Posted: 15 May 2018
We know that retailers are struggling. The pressure of internet shopping, increasing rent prices and decreased consumer confidence following Brexit combine to make it a difficult time to be a retailer. But there is help. We take a look at the imminent royal wedding of Prince Harry and Meghan Markle to demonstrate.
One way that retailers have lost out on potential sales is by missing key trends and events. Of course, stores will plan for Christmas, for Easter, for Halloween and such like, but they have not always been agile enough to react to more adhoc events. By anticipating world or country events, trends, or even unexpected weather changes, retailers can plan by following a simple three-step system to maximise sales opportunities. We use the royal wedding of Prince Harry and Meghan Markle to show us how this can be done.
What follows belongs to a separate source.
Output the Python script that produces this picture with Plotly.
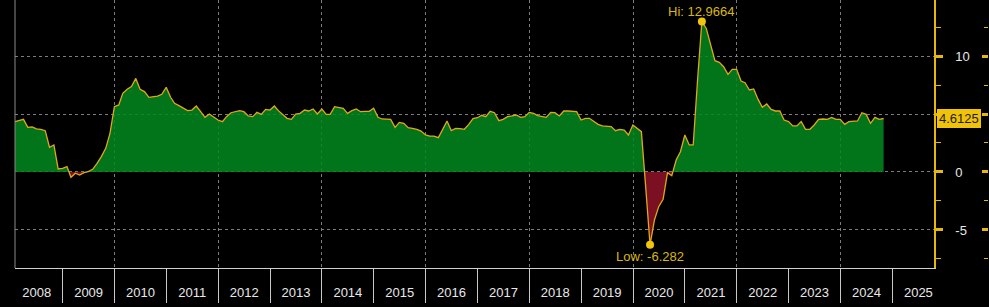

This is the planning stage. For the fixed events such as Christmas, retailers already have established planning processes in place. In fact, retailers will usually plan for these events six months in advance. To plan for more adhoc events is obviously more difficult, retailers don’t unfortunately have a crystal ball. But it is possible to anticipate likely events and plan in expectation. For example, within minutes of Prince Harry and Meghan Markle’s engagement, the Emma Bridgewater pottery brand announced a £20 commemorative mug had gone in to production.
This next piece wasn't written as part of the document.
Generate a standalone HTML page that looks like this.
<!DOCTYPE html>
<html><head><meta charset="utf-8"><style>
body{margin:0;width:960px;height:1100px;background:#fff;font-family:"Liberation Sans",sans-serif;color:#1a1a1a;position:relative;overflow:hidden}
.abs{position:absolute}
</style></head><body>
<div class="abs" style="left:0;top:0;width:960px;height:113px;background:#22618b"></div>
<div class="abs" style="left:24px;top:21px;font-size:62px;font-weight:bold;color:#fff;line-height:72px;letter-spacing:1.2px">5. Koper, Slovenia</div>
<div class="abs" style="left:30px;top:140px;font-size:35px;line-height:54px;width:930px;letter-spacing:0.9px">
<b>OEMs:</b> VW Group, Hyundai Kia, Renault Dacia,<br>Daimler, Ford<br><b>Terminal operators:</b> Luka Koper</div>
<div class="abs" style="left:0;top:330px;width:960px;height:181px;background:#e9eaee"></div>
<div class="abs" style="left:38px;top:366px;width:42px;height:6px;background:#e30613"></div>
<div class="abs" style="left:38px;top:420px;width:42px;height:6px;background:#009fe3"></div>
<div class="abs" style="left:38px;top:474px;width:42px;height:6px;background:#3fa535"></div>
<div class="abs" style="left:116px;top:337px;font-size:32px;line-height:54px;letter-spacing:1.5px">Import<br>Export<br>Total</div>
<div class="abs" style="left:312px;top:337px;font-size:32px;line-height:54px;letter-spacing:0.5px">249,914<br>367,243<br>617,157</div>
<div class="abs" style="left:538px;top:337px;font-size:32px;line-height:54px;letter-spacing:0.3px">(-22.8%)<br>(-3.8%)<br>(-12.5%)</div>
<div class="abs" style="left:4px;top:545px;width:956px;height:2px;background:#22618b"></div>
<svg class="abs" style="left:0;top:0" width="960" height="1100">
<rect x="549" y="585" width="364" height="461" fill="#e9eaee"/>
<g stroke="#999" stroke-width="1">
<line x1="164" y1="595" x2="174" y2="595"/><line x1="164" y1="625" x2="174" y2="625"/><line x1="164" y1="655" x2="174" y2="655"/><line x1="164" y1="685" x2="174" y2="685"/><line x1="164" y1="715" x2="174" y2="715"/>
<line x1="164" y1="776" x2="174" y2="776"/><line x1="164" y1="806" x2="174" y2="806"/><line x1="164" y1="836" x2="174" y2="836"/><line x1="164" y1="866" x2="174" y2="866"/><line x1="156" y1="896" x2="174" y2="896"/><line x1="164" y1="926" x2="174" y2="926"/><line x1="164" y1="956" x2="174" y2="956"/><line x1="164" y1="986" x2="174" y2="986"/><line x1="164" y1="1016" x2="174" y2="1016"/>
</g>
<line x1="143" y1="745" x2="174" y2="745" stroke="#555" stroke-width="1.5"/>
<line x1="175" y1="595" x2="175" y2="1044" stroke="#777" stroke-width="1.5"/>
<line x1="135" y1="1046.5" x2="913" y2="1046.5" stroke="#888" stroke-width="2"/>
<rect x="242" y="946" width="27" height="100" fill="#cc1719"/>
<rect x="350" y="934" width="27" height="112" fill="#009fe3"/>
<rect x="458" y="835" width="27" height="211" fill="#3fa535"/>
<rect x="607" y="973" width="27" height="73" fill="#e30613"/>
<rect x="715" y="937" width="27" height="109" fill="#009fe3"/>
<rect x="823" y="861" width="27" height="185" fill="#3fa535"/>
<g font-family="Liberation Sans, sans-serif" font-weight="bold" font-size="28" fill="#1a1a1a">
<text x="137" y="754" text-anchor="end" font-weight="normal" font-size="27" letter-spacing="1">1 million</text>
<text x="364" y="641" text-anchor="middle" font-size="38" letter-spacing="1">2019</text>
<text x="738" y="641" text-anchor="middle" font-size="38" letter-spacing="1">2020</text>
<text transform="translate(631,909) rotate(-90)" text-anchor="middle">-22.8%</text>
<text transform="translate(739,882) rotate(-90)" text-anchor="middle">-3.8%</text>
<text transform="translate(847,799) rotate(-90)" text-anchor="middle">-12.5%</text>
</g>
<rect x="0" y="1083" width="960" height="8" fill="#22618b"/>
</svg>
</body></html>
Whatever the event, during the planning stages time should be taken to ensure consistency of signage throughout the store. Without good quality signage shoppers will pass the products by without realising they have missed anything. Remember, most purchasing for these types of events are impulse purchases. Retailers must seek to inspire shoppers and to encourage them to buy. Does anyone actually need a commemorative plate or tea towel? No. But co-site the two within a dedicated, well signed shop floor area and you’ll find shoppers picking up both items to buy.
The supply chain must be agile. However well retailers anticipate and plan for events, if they cannot get the goods on to the shelves or keep up with consumer demands, the planning will be to waste. Retailers need visibility across their stores, they need to know what is selling. Out-of-stock products is a great frustration to shoppers and is a lost sale to the retailer.
The ‘Meghan effect’ may test even the best supply chains - £20,000 worth of glasses were sold in 24 hours by British eyewear brand Finlay & Co after Meghan was photographed wearing a pair, similarly sales of black Hunter wellies shot up by 18 percent globally due to her choice of footwear.
The timing of the royal wedding in amongst the UK bank holidays and, fortuitously, some sunshine, brings perfect conditions for consumer spending. Will UK retailers be ready to react? With the wedding bringing an estimated £561m in retail sales up for grabs, let’s hope so.